Action des professionnels contre les consommateurs : toujours deux ans pour agir ?

Tout dépend des besoins pour lesquels le contrat a été consenti…

L’article L218-2 du Code de la consommation dans sa version en vigueur au 1er juillet 2016, stipule que « l'action des professionnels, pour les biens ou les services qu'ils fournissent aux consommateurs, se prescrit par deux ans. »

Il s’agit d’une disposition spéciale du Code de la consommation que l’on ne retrouve pas dans d’autres corpus de textes.

Le délai de droit commun de l’article 2224 du Code civil étant lui de cinq ans. Par conséquent, répondre à la question soulevée dans le titre revient à répondre à celle de l’applicabilité ou non du Code de la consommation au contrat litigieux.

L’article liminaire du Code de la consommation vient clarifier son champ d’application au travers de la qualité de ses protagonistes, mais pas uniquement :

« Pour l'application du présent code, on entend par :

- consommateur : toute personne physique qui agit à des fins qui n'entrent pas dans le cadre de son activité commerciale, industrielle, artisanale, libérale ou agricole ;

- non-professionnel : toute personne morale qui n'agit pas à des fins professionnelles ;

- professionnel : toute personne physique ou morale, publique ou privée, qui agit à des fins entrant dans le cadre de son activité commerciale, industrielle, artisanale, libérale ou agricole, y compris lorsqu'elle agit au nom ou pour le compte d'un autre professionnel. »

Il ressort des termes de cet article que le contrat sera assujetti au droit de la consommation s’il a été conclu entre un professionnel et un consommateur ou, à tout le moins, un non-professionnel. Mais encore faut-il que le consommateur, le cas échéant, n’ait pas signé le contrat pour les besoins de son activité professionnelle.
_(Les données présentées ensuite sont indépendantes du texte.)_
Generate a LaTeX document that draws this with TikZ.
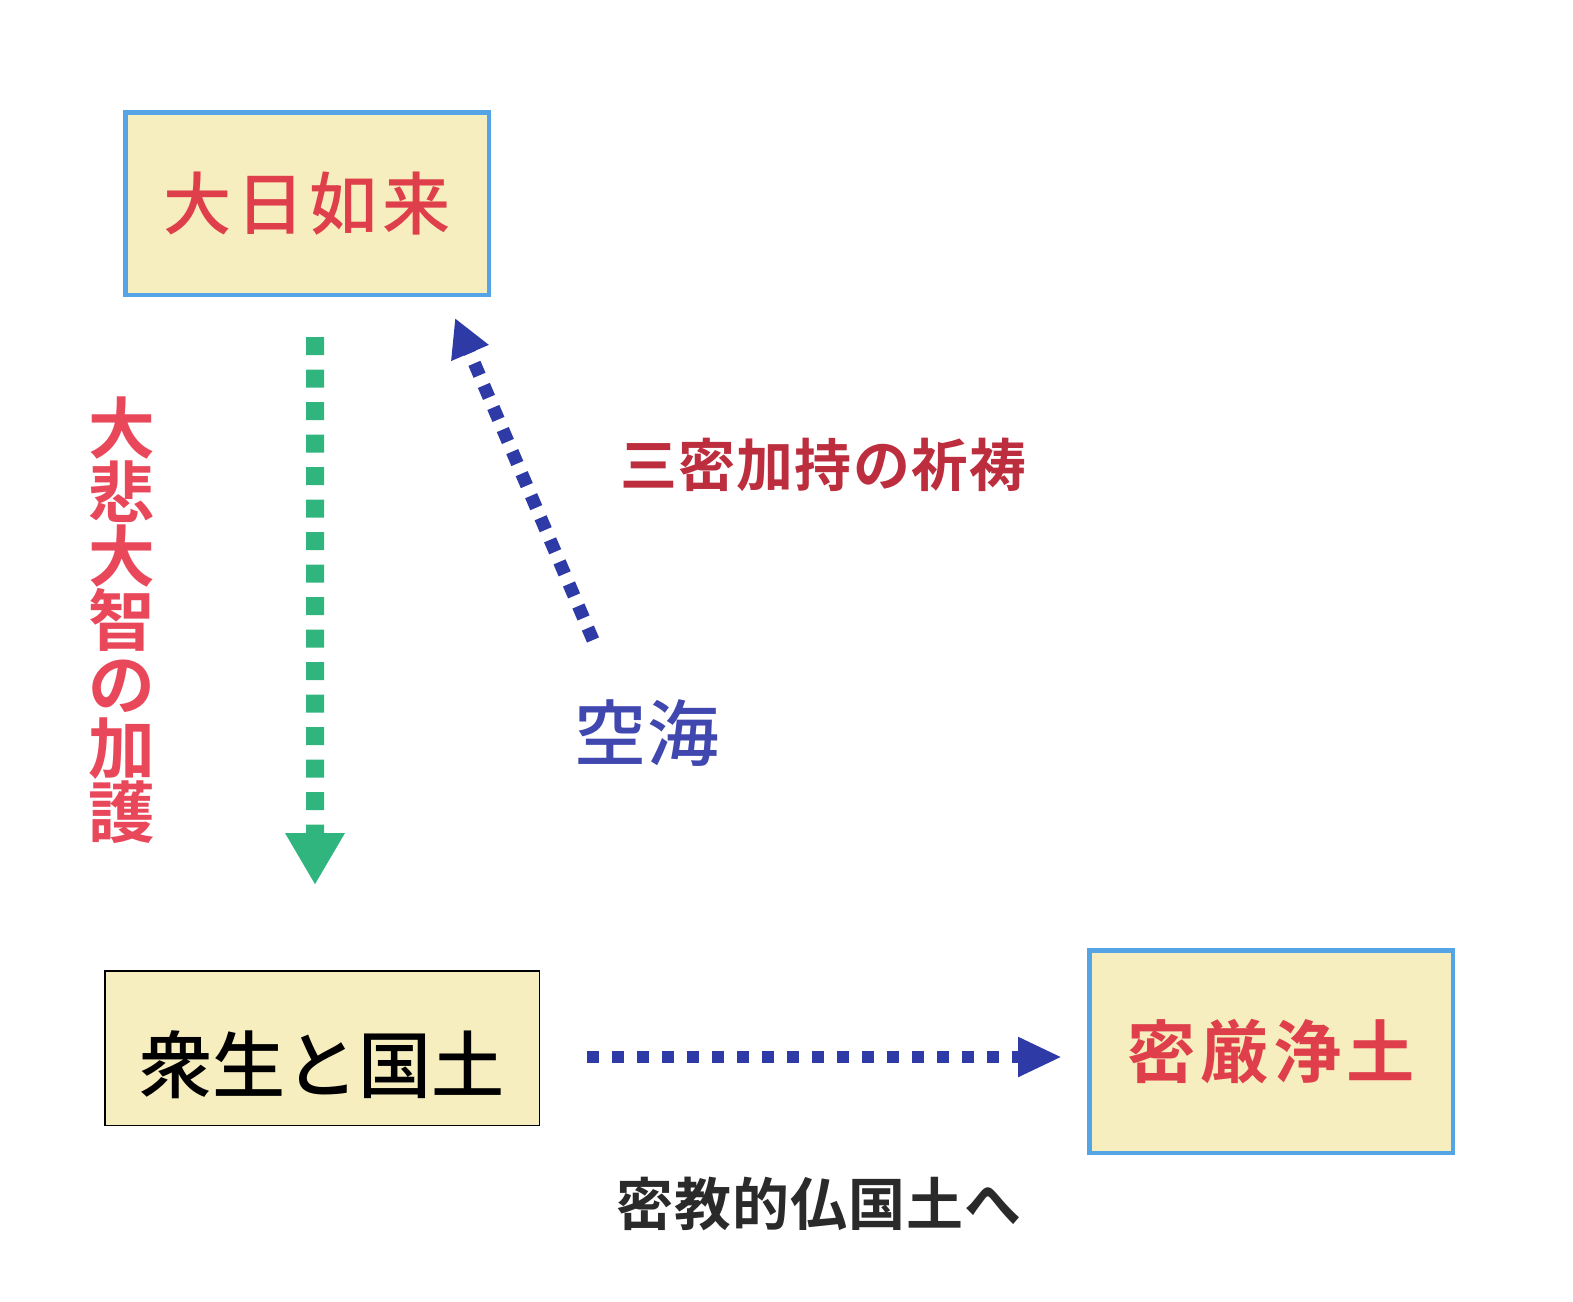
\documentclass[tikz,border=0pt]{standalone}
\usepackage{fontspec}
\newfontfamily\jpfont{Noto Sans CJK JP Medium}[BoldFont={Noto Sans CJK JP Bold}]
\usepackage{xcolor}
\usetikzlibrary{arrows.meta}

\definecolor{cardfill}{HTML}{F7EEBF}
\definecolor{skyline}{HTML}{55A5E6}
\definecolor{rosered}{HTML}{DF3F4B}
\definecolor{pinkred}{HTML}{E9485A}
\definecolor{winered}{HTML}{BC2D3E}
\definecolor{jadegreen}{HTML}{30B57F}
\definecolor{navyblue}{HTML}{2E3AA6}
\definecolor{kukaiblue}{HTML}{4048B0}
\definecolor{inkgray}{HTML}{2A2A2A}

\begin{document}
\begin{tikzpicture}[
    cardbox/.style={rectangle, fill=cardfill, draw=skyline, line width=0.45mm, inner sep=0pt},
    plainbox/.style={rectangle, fill=cardfill, draw=black, line width=0.15mm, inner sep=0pt},
    greenflow/.style={jadegreen, line width=0.18cm, dash pattern=on 0.18cm off 0.145cm, -{Triangle[width=0.56cm, length=0.52cm]}},
    blueflow/.style={navyblue, line width=0.13cm, dash pattern=on 0.13cm off 0.11cm, -{Triangle[width=0.38cm, length=0.38cm]}},
]
    \useasboundingbox (0,0) rectangle (15.73,-13.01);

    % ===== boxes =====
    \node[cardbox, minimum width=3.635cm, minimum height=1.825cm, text=rosered,
          font=\jpfont\fontsize{19.4}{23}\selectfont\addfontfeature{LetterSpace=7}] (dainichi) at (3.07,-2.035) {大日如来};
    \node[plainbox, minimum width=4.345cm, minimum height=1.545cm, text=black,
          font=\jpfont\fontsize{20.8}{25}\selectfont, text height=0.92cm, text depth=0.04cm] (shujo) at (3.22,-10.48) {衆生と国土};
    \node[cardbox, minimum width=3.635cm, minimum height=2.025cm, text=rosered,
          font=\jpfont\bfseries\fontsize{19.4}{23}\selectfont\addfontfeature{LetterSpace=7}] (mitsugon) at (12.71,-10.515) {密厳浄土};

    % ===== labels =====
    \node[text=pinkred, align=center, inner sep=0pt,
          font=\jpfont\bfseries\fontsize{19}{18.2}\selectfont] (kago) at (1.22,-6.2) {大\\悲\\大\\智\\の\\加\\護};
    \node[text=winered, font=\jpfont\bfseries\fontsize{16.2}{19}\selectfont\addfontfeature{LetterSpace=2}] (kito) at (8.235,-4.65) {三密加持の祈祷};
    \node[text=kukaiblue, font=\jpfont\fontsize{20.5}{24}\selectfont] (kukai) at (6.47,-7.33) {空海};
    \node[text=inkgray, font=\jpfont\bfseries\fontsize{16.2}{19}\selectfont\addfontfeature{LetterSpace=2}] (bukkokudo) at (8.19,-12.04) {密教的仏国土へ};

    % ===== connectors =====
    \draw[greenflow] ([xshift=0.08cm, yshift=-0.40cm]dainichi.south) -- ([xshift=-0.07cm, yshift=0.85cm]shujo.north);
    \draw[blueflow] ([xshift=-0.54cm, yshift=0.93cm]kukai.center) -- ([xshift=-0.36cm, yshift=-0.21cm]dainichi.south east);
    \draw[blueflow, line width=0.12cm, dash pattern=on 0.12cm off 0.13cm, -{Triangle[width=0.37cm, length=0.44cm]}]
        ([xshift=0.47cm, yshift=-0.09cm]shujo.east) -- ([xshift=-0.25cm, yshift=-0.055cm]mitsugon.west);

\end{tikzpicture}
\end{document}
C’est ce que n’a pas manqué de rappeler la première chambre civile de la Cour de cassation dans son récent arrêt du 20 mai 2020 en précisant qu’un prêt consenti par un emprunteur pour son activité professionnelle rendait de ce fait le Code de la consommation applicable, partant la prescription biennale de l’action du prêteur, et ce quand bien même le co-emprunteur avait quant à lui conclu à titre purement personnel, en tant que simple consommateur. En l’espèce, un couple marié a conclu pour les besoins de l’activité professionnelle de l’époux, viticulteur, un prêt bancaire. L’épouse co-emprunteuse, totalement étrangère à cette activité et exerçant une profession distincte, n’a fait que contracter à titre de consommateur.

Toujours est-il que le contrat a été conclu pour et seulement pour l’activité viticole !

L’épouse, solidaire du remboursement du crédit et débitrice comme son mari auprès de la banque, a fait l’objet d’une saisie sur salaires suite à la survenance d’échéances impayées.

Pour contester la mesure d’exécution dont elle a fait l’objet, l’épouse a invoqué la prescription biennale à son égard en faisant valoir sa qualité de consommateur au prêt.

La Cour de cassation a rejeté cet argumentaire en faisant prévaloir l’activité professionnelle pour laquelle le contrat a été conclu sur la qualité de consommateur de l’un des co-emprunteurs.

Les conséquences juridiques résultant de la finalité du prêt sont ainsi opposables à l’ensemble des co-emprunteur indépendamment de la qualité sous laquelle ces derniers l’ont respectivement souscrit.